I have troubles with unreservedly subscribing to Jakab’s opinion that ‘[o]ne of the key functions of constitutional law is the softening of political conflicts (i.e., integration, peaceful conflict resolution etc.).’ I however agree with him that ‘constitutional lawyers (constitutional scholars) should behave in a manner that is compatible with being (and looking like being) above everyday party political conflicts.’. How would this look? In my opinion the key ‘function’ of constitutional scholars would perhaps be an attempt to reformulate existing conflicts, or to unearth their deep layers – of course, in accordance to the rules of academic integrity and boundaries of the field of expertise.

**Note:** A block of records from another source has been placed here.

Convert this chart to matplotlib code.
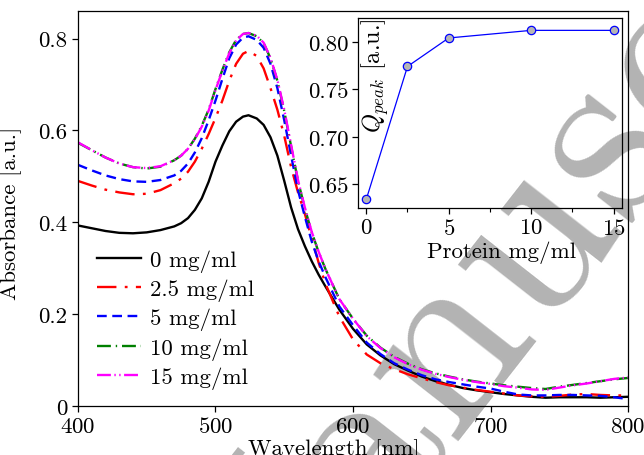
import numpy as np
import matplotlib
matplotlib.use("Agg")
import matplotlib.pyplot as plt
from matplotlib.ticker import MultipleLocator, FuncFormatter

plt.rcParams['font.family'] = 'serif'
plt.rcParams['font.serif'] = ['cmr10']
plt.rcParams['mathtext.fontset'] = 'cm'
plt.rcParams['axes.formatter.use_mathtext'] = True
plt.rcParams['lines.scale_dashes'] = False

# spectra
wl = [400, 410, 420, 430, 440, 450, 460, 470, 475, 480, 485, 490, 495, 500, 505, 510, 515,
      520, 524, 530, 535, 540, 545, 550, 555, 560, 565, 570, 575, 580, 590, 600,
      610, 620, 630, 640, 650, 660, 670, 680, 690, 700, 710, 720, 730, 740, 750,
      760, 770, 780, 790, 800]

abs_0 = [0.393, 0.387, 0.381, 0.377, 0.376, 0.378, 0.383, 0.391, 0.398, 0.409, 0.427, 0.452, 0.488,
         0.532, 0.567, 0.598, 0.619, 0.630, 0.633, 0.626, 0.612, 0.585, 0.545, 0.490,
         0.432, 0.385, 0.348, 0.315, 0.286, 0.260, 0.210, 0.168, 0.134, 0.110, 0.091,
         0.077, 0.064, 0.054, 0.046, 0.039, 0.034, 0.030, 0.026, 0.023, 0.020, 0.018,
         0.019, 0.019, 0.019, 0.018, 0.019, 0.020]
abs_25 = [0.490, 0.480, 0.471, 0.465, 0.461, 0.462, 0.470, 0.485, 0.495, 0.510, 0.532, 0.560, 0.592,
          0.627, 0.665, 0.708, 0.745, 0.767, 0.773, 0.762, 0.735, 0.692, 0.645, 0.588,
          0.520, 0.465, 0.418, 0.365, 0.312, 0.266, 0.195, 0.145, 0.112, 0.093, 0.080,
          0.069, 0.060, 0.052, 0.045, 0.040, 0.035, 0.031, 0.027, 0.023, 0.021, 0.020,
          0.022, 0.025, 0.026, 0.024, 0.023, 0.023]
abs_5 = [0.525, 0.513, 0.502, 0.494, 0.489, 0.488, 0.492, 0.502, 0.512, 0.528, 0.552, 0.583, 0.622,
         0.665, 0.712, 0.757, 0.787, 0.802, 0.805, 0.797, 0.780, 0.745, 0.692, 0.622,
         0.545, 0.470, 0.412, 0.358, 0.315, 0.280, 0.217, 0.176, 0.138, 0.113, 0.093,
         0.079, 0.067, 0.058, 0.052, 0.047, 0.042, 0.038, 0.031, 0.025, 0.023, 0.023,
         0.024, 0.024, 0.023, 0.022, 0.019, 0.015]
abs_10 = [0.573, 0.557, 0.541, 0.528, 0.520, 0.517, 0.521, 0.535, 0.545, 0.560, 0.582, 0.610, 0.645,
          0.690, 0.732, 0.770, 0.797, 0.810, 0.812, 0.805, 0.790, 0.757, 0.708, 0.642,
          0.565, 0.490, 0.430, 0.378, 0.335, 0.298, 0.233, 0.190, 0.153, 0.127, 0.107,
          0.092, 0.080, 0.071, 0.064, 0.058, 0.053, 0.049, 0.045, 0.042, 0.039, 0.037,
          0.042, 0.046, 0.050, 0.054, 0.058, 0.061]
abs_15 = [0.574, 0.557, 0.541, 0.528, 0.520, 0.518, 0.522, 0.535, 0.545, 0.560, 0.581, 0.608, 0.643,
          0.688, 0.730, 0.768, 0.796, 0.810, 0.812, 0.806, 0.791, 0.758, 0.710, 0.645,
          0.568, 0.492, 0.432, 0.379, 0.336, 0.298, 0.233, 0.190, 0.152, 0.126, 0.106,
          0.091, 0.079, 0.070, 0.063, 0.057, 0.052, 0.048, 0.043, 0.040, 0.036, 0.035,
          0.040, 0.045, 0.049, 0.054, 0.059, 0.062]

labels = ['0 mg/ml', '2.5 mg/ml', '5 mg/ml', '10 mg/ml', '15 mg/ml']

# peak values vs protein concentration (inset)
protein = [0, 2.5, 5, 10, 15]
q_peak = [0.634, 0.774, 0.804, 0.812, 0.812]

fig = plt.figure(figsize=(6.44, 4.56), dpi=100)
fig.patch.set_facecolor('white')

# watermark in the background
fig.text(0.362, -0.575, 'Manuscript', fontsize=180, color='#b3b3b3',
         rotation=52, rotation_mode='anchor', ha='left', va='baseline', zorder=-5)

ax = fig.add_axes([0.1211, 0.1075, 0.8541, 0.8662])
ax.set_facecolor('none')

styles = [
    dict(color='black', linestyle='-'),
    dict(color='red', dashes=(14, 6, 2, 6)),
    dict(color='blue', dashes=(7, 4)),
    dict(color='green', dashes=(10, 3.5, 1, 3.5)),
    dict(color='magenta', dashes=(10, 2.5, 1, 2.5, 1, 2.5)),
]
series = [abs_0, abs_25, abs_5, abs_10, abs_15]
for y, lab, st in zip(series, labels, styles):
    ax.plot(wl, y, lw=1.7, label=lab, **st)

ax.set_xlim(400, 800)
ax.set_ylim(0, 0.86)
ax.set_xticks([400, 500, 600, 700, 800])
ax.set_yticks([0, 0.2, 0.4, 0.6, 0.8])
ax.yaxis.set_major_formatter(FuncFormatter(lambda v, p: '%g' % v))
ax.tick_params(direction='out', length=4, width=0.9, labelsize=16.5,
               top=False, right=False)
for s in ax.spines.values():
    s.set_linewidth(0.9)
ax.set_xlabel('Wavelength [nm]', fontsize=16.5)
ax.xaxis.set_label_coords(0.466, -0.082)
ax.set_ylabel('Absorbance [a.u.]', fontsize=16.5)
ax.yaxis.set_label_coords(-0.102, 0.49)

leg = ax.legend(loc='upper left', bbox_to_anchor=(0.035, 0.397), frameon=False,
                fontsize=16.5, handlelength=1.9, handletextpad=0.4,
                labelspacing=0.3, borderpad=0, borderaxespad=0)

# inset
ins = fig.add_axes([0.5559, 0.5417, 0.4099, 0.4166])
ins.set_facecolor('none')
ins.plot(protein, q_peak, color='blue', lw=0.9, marker='o', markersize=6,
         markerfacecolor='#b5b5b5', markeredgecolor='blue', markeredgewidth=0.9)
ins.set_xlim(-0.5, 15.5)
ins.set_ylim(0.625, 0.825)
ins.set_xticks([0, 5, 10, 15])
ins.xaxis.set_minor_locator(MultipleLocator(2.5))
ins.set_yticks([0.65, 0.70, 0.75, 0.80])
ins.yaxis.set_major_formatter(FuncFormatter(lambda v, p: '%.2f' % v))
ins.tick_params(direction='out', length=4, width=0.9, labelsize=16.5,
                top=False, right=False, pad=3)
ins.tick_params(which='minor', direction='out', length=3, width=0.8, top=False)
for s in ins.spines.values():
    s.set_linewidth(0.9)
ins.set_xlabel('Protein mg/ml', fontsize=16.5)
ins.xaxis.set_label_coords(0.545, -0.17)
ins.text(0.065, 0.70, r'$Q_{peak}$ [a.u.]', transform=ins.transAxes, rotation=90,
         ha='center', va='center', fontsize=17.5)

fig.savefig('out.png', dpi=100)
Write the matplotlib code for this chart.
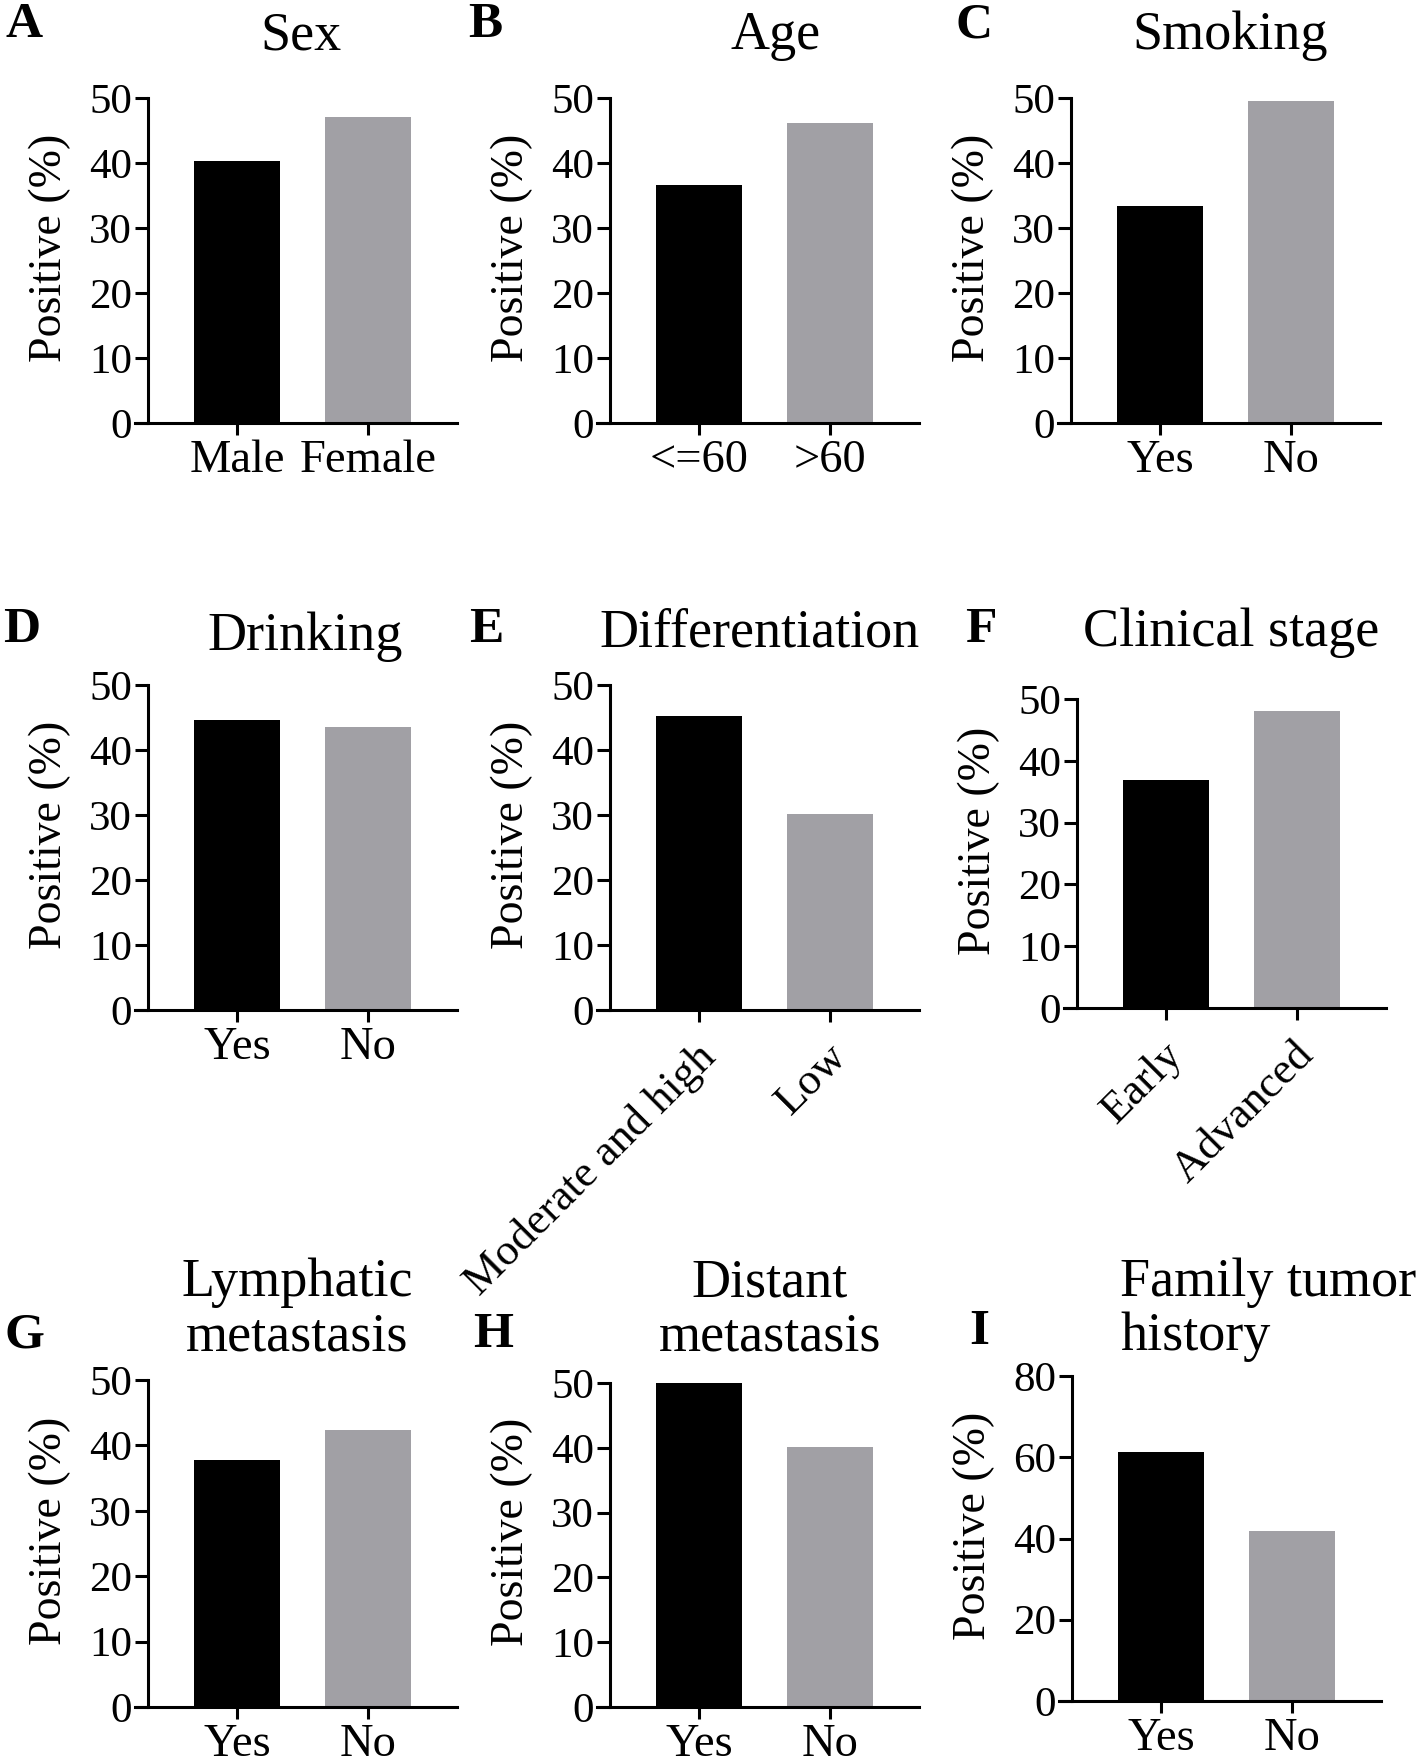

Let us take the example given by Jakab and referred to by Sadurski: a constitutional scholar ‘joining a pro-rule-of-law political party’. I think the formulation of the dilemma as ‘whether or not do it’ is highly reductive. What is crucial instead is a scholar’s attitude (manifested in his or her actions) to the practice of partisan political movements. A constitutional scholar should be aware that, for any political party, being ‘pro-rule-of-law’ is highly contingent and fragile. To a large degree the party’s stance depends on the changeable political reality and calculations of political interest. The story of Fidesz is informative. Hence constitutional lawyers certainly cannot contribute to seeing ‘the problem of the rule of law’ in Central Europe as the fight between eternally good and evil forces. They can, and perhaps should, speak aloud in the ‘pro-rule-of-law’ demonstrations. But it must never even be suggested that they belong to an imagined, bi-polar, ‘Star-Wars-like’ public life concentrated on the struggle between strikers and defenders. It is not only a matter of academic integrity. Rather, it is most of all a matter of public reliability and the social role of scholars, who otherwise are easily cast as member of the elite on the side of one of the warring political forces.
But what should a constitutional scholar speak about? Both teaching about the abstract concepts in the lecture room and defending the rule of law in demonstrations risk the radical limitation of the constitutional law’s focus. As mentioned above, the Central European experience from the period of between the communist regime and the illiberal rule cannot be omitted. For a constitutional academic it means that teaching and defending the abstract rudiments of liberal constitutionalism is not enough. The odyssey from 1989 to 2010 and 2015 must be taken into account. Constitutional scholars cannot ignore the process of democratic decay, degradation and corruption of the political class that preceded the rise of autocratic tendencies. While securing the hinges of liberal democracy, lawyers and scholars must give regard to the fuel for illiberal resentments that emerges from economic inequalities or effects of economic transformation. In order to explain and protect the value of judicial independence or the apolitical appointment of judges, constitutional scholars need to be sensitive to the immense Central Europeans’ disappointment with the functioning of their courts after 1989. Before speaking in demonstrations, a constitutional jurist should take into account the post-1989 social demobilization and decomposition of civil involvement. It is only such an integral and non-positivistic attitude that can save both integrity and credibility of constitutional scholars in the autocratizing states. Many of the methods suggested by Jakab and many of the activities defended by Sadurski, are potentially suitable as a form for manifestation of such an attitude.